Tenth Avenue Freeze-Out. I am sipping a cup of black coffee and just doing nothing. A state I want to continue existing in (I was until I had to start writing this).
As the American poet Robert Frost wrote: “The woods are lovely, dark and deep. But I have promises to keep." And deadlines to meet. And rent to pay.
And money to make. These are the days when I hate my ancestors. Why couldn’t I have won the ovarian lottery? Sometime back, a friend sent me his investment portfolio of mutual funds (MFs) to look at.
The first thing I noticed was that his investment adviser had made him invest in 30 different equity MF schemes. His wife’s portfolio had 17 different equity MF schemes. I didn’t go any further.

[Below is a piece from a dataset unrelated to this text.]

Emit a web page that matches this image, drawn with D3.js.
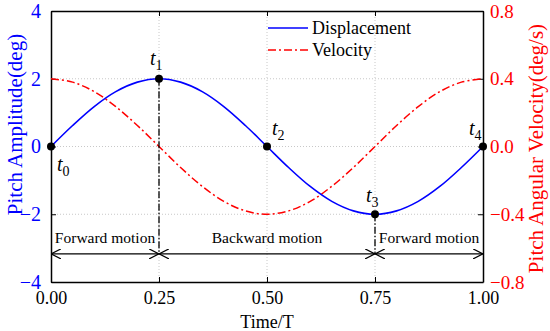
<!DOCTYPE html>
<html>
<head>
<meta charset="utf-8">
<script src="https://cdn.jsdelivr.net/npm/d3@7"></script>
<style>
  body { margin: 0; background: #fff; }
  text { font-family: "Liberation Serif", "Times New Roman", serif; }
</style>
</head>
<body>
<div id="chart"></div>
<script>
// time samples (fraction of period)
const timeSteps = [0, 0.05, 0.1, 0.15, 0.2, 0.25, 0.3, 0.35, 0.4, 0.45, 0.5,
                   0.55, 0.6, 0.65, 0.7, 0.75, 0.8, 0.85, 0.9, 0.95, 1.0];
// pitch amplitude (deg)
const displacement = [0, 0.62, 1.18, 1.62, 1.9, 2.0, 1.9, 1.62, 1.18, 0.62, 0,
                      -0.62, -1.18, -1.62, -1.9, -2.0, -1.9, -1.62, -1.18, -0.62, 0];
// pitch angular velocity (deg/s)
const velocity = [0.4, 0.38, 0.324, 0.235, 0.124, 0, -0.124, -0.235, -0.324, -0.38, -0.4,
                  -0.38, -0.324, -0.235, -0.124, 0, 0.124, 0.235, 0.324, 0.38, 0.4];
const markTimes = [0, 0.25, 0.5, 0.75, 1.0];
const markValues = [0, 2, 0, -2, 0];
const markNames = ["0", "1", "2", "3", "4"];
const xTicks = [0, 0.25, 0.5, 0.75, 1.0];
const leftTicks = [-4, -2, 0, 2, 4];
const rightTicks = [-0.8, -0.4, 0, 0.4, 0.8];
const phases = [
  {from: 0, to: 0.25, label: "Forward motion"},
  {from: 0.25, to: 0.75, label: "Backward motion"},
  {from: 0.75, to: 1.0, label: "Forward motion"}
];
const phaseLevel = -3.17;

var W = 550, H = 331;
var m = {left: 51, right: 67, top: 11, bottom: 49};

var svg = d3.select("#chart").append("svg")
    .attr("width", W)
    .attr("height", H);

var x = d3.scaleLinear().domain([0, 1]).range([m.left, W - m.right]);
var yL = d3.scaleLinear().domain([-4, 4]).range([H - m.bottom, m.top]);
var yR = d3.scaleLinear().domain([-0.8, 0.8]).range([H - m.bottom, m.top]);

// grid
svg.append("g").selectAll("line")
    .data(xTicks.slice(1, -1))
    .enter().append("line")
    .attr("x1", d => x(d)).attr("x2", d => x(d))
    .attr("y1", m.top).attr("y2", H - m.bottom)
    .attr("stroke", "#c8c8c8").attr("stroke-dasharray", "1,2");
svg.append("g").selectAll("line")
    .data(leftTicks.slice(1, -1))
    .enter().append("line")
    .attr("x1", m.left).attr("x2", W - m.right)
    .attr("y1", d => yL(d)).attr("y2", d => yL(d))
    .attr("stroke", "#c8c8c8").attr("stroke-dasharray", "1,2");

// axes
var fmt2 = d3.format(".2f");
svg.append("g")
    .attr("transform", "translate(0," + (H - m.bottom) + ")")
    .call(d3.axisBottom(x).tickValues(xTicks).tickFormat(fmt2).tickSizeInner(-5).tickSizeOuter(0).tickPadding(9))
    .call(g => g.select(".domain").attr("stroke-width", 1.5))
    .call(g => g.selectAll("text").attr("font-size", 18).attr("fill", "#000"));
svg.append("g")
    .attr("transform", "translate(0," + m.top + ")")
    .call(d3.axisTop(x).tickValues(xTicks).tickFormat("").tickSizeInner(-5).tickSizeOuter(0))
    .call(g => g.select(".domain").attr("stroke-width", 1.5));
svg.append("g")
    .attr("transform", "translate(" + m.left + ",0)")
    .call(d3.axisLeft(yL).tickValues(leftTicks).tickSizeInner(-5).tickSizeOuter(0).tickPadding(10))
    .call(g => g.select(".domain").attr("stroke-width", 1.5))
    .call(g => g.selectAll("text").attr("font-size", 20).attr("fill", "#0000ff"));
svg.append("g")
    .attr("transform", "translate(" + (W - m.right) + ",0)")
    .call(d3.axisRight(yR).tickValues(rightTicks).tickFormat(d3.format(".1f")).tickSizeInner(-5).tickSizeOuter(0).tickPadding(7))
    .call(g => g.select(".domain").attr("stroke-width", 1.5))
    .call(g => g.selectAll("text").attr("font-size", 19).attr("fill", "#ff0000"));

// axis titles
svg.append("text")
    .attr("x", (m.left + W - m.right) / 2).attr("y", H - 3)
    .attr("text-anchor", "middle").attr("font-size", 18)
    .text("Time/T");
svg.append("text")
    .attr("transform", "translate(22," + ((m.top + H - m.bottom) / 2 - 22) + ") rotate(-90)")
    .attr("text-anchor", "middle").attr("font-size", 21).attr("fill", "#0000ff")
    .text("Pitch Amplitude(deg)");
svg.append("text")
    .attr("transform", "translate(543," + ((m.top + H - m.bottom) / 2 + 2) + ") rotate(-90)")
    .attr("text-anchor", "middle").attr("font-size", 21).attr("fill", "#ff0000")
    .text("Pitch Angular Velocity(deg/s)");

// curves
var dispLine = d3.line()
    .x((d, i) => x(timeSteps[i]))
    .y(d => yL(d))
    .curve(d3.curveCatmullRom);
var velLine = d3.line()
    .x((d, i) => x(timeSteps[i]))
    .y(d => yR(d))
    .curve(d3.curveCatmullRom);

svg.append("path")
    .datum(velocity)
    .attr("d", velLine)
    .attr("fill", "none")
    .attr("stroke", "#ff0000")
    .attr("stroke-width", 1.5)
    .attr("stroke-dasharray", "8,3,2,3");
svg.append("path")
    .datum(displacement)
    .attr("d", dispLine)
    .attr("fill", "none")
    .attr("stroke", "#0000ff")
    .attr("stroke-width", 1.6);

// vertical markers at t1 and t3
svg.append("g").selectAll("line")
    .data([1, 3])
    .enter().append("line")
    .attr("x1", i => x(markTimes[i])).attr("x2", i => x(markTimes[i]))
    .attr("y1", i => yL(markValues[i])).attr("y2", yL(phaseLevel))
    .attr("stroke", "#000").attr("stroke-width", 1.3)
    .attr("stroke-dasharray", "7,2,1.5,2");

// phase arrows
svg.append("defs").append("marker")
    .attr("id", "arr")
    .attr("viewBox", "0 0 10 10")
    .attr("refX", 10).attr("refY", 5)
    .attr("markerWidth", 10).attr("markerHeight", 10)
    .attr("markerUnits", "userSpaceOnUse")
    .attr("orient", "auto-start-reverse")
    .append("path")
    .attr("d", "M0,0 L10,5 L0,10")
    .attr("fill", "none").attr("stroke", "#000").attr("stroke-width", 1.3);

var ph = svg.append("g");
ph.selectAll("line")
    .data(phases)
    .enter().append("line")
    .attr("x1", d => x(d.from)).attr("x2", d => x(d.to))
    .attr("y1", yL(phaseLevel)).attr("y2", yL(phaseLevel))
    .attr("stroke", "#000").attr("stroke-width", 1.3)
    .attr("marker-start", "url(#arr)")
    .attr("marker-end", "url(#arr)");
ph.selectAll("text")
    .data(phases)
    .enter().append("text")
    .attr("x", d => (x(d.from) + x(d.to)) / 2)
    .attr("y", yL(phaseLevel) - 11)
    .attr("text-anchor", "middle")
    .attr("font-size", 15.5)
    .text(d => d.label);

// key points
svg.append("g").selectAll("circle")
    .data(markTimes)
    .enter().append("circle")
    .attr("cx", d => x(d))
    .attr("cy", (d, i) => yL(markValues[i]))
    .attr("r", 4)
    .attr("fill", "#000");

var labelOff = [[6, 24], [-9, -14], [5, -12], [-9, -12], [-14, -12]];
var lab = svg.append("g").selectAll("text")
    .data(markTimes)
    .enter().append("text")
    .attr("x", (d, i) => x(d) + labelOff[i][0])
    .attr("y", (d, i) => yL(markValues[i]) + labelOff[i][1])
    .attr("font-family", "'DejaVu Serif', serif")
    .attr("font-style", "italic")
    .attr("font-size", 20);
lab.append("tspan").text("t");
lab.append("tspan")
    .attr("dy", 5)
    .attr("font-size", 14)
    .attr("font-style", "normal")
    .text((d, i) => markNames[i]);

// legend
var legend = svg.append("g").attr("transform", "translate(268,28)");
legend.append("line")
    .attr("x1", 0).attr("x2", 40).attr("y1", 0).attr("y2", 0)
    .attr("stroke", "#0000ff").attr("stroke-width", 1.6);
legend.append("text")
    .attr("x", 44).attr("y", 6).attr("font-size", 18)
    .text("Displacement");
legend.append("line")
    .attr("x1", 0).attr("x2", 40).attr("y1", 22).attr("y2", 22)
    .attr("stroke", "#ff0000").attr("stroke-width", 1.5)
    .attr("stroke-dasharray", "8,3,2,3");
legend.append("text")
    .attr("x", 44).attr("y", 28).attr("font-size", 18)
    .text("Velocity");
</script>
</body>
</html>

The couple was running a mutual fund on mutual funds. This happened because their adviser had sold them many new fund offers (NFOs)—or new equity schemes. Essentially, there are two problems in investing in many equity MFs: practical ones and logical ones.
Let’s say you have invested in many MFs and, god forbid, something happens to you. Imagine the problem your nominee is likely to face when they need to sort out everything. There is another practical problem, albeit something that someone who has invested in one too many equity MF schemes isn’t really going to bother about.
How do you keep track of the performance of so many schemes? If you bought these schemes through an app or an online platform, you would get the details at the end of every day. Even individual MF agents now send regular statements showing the value of the MF investments made. But that’s just the performance of the overall investment.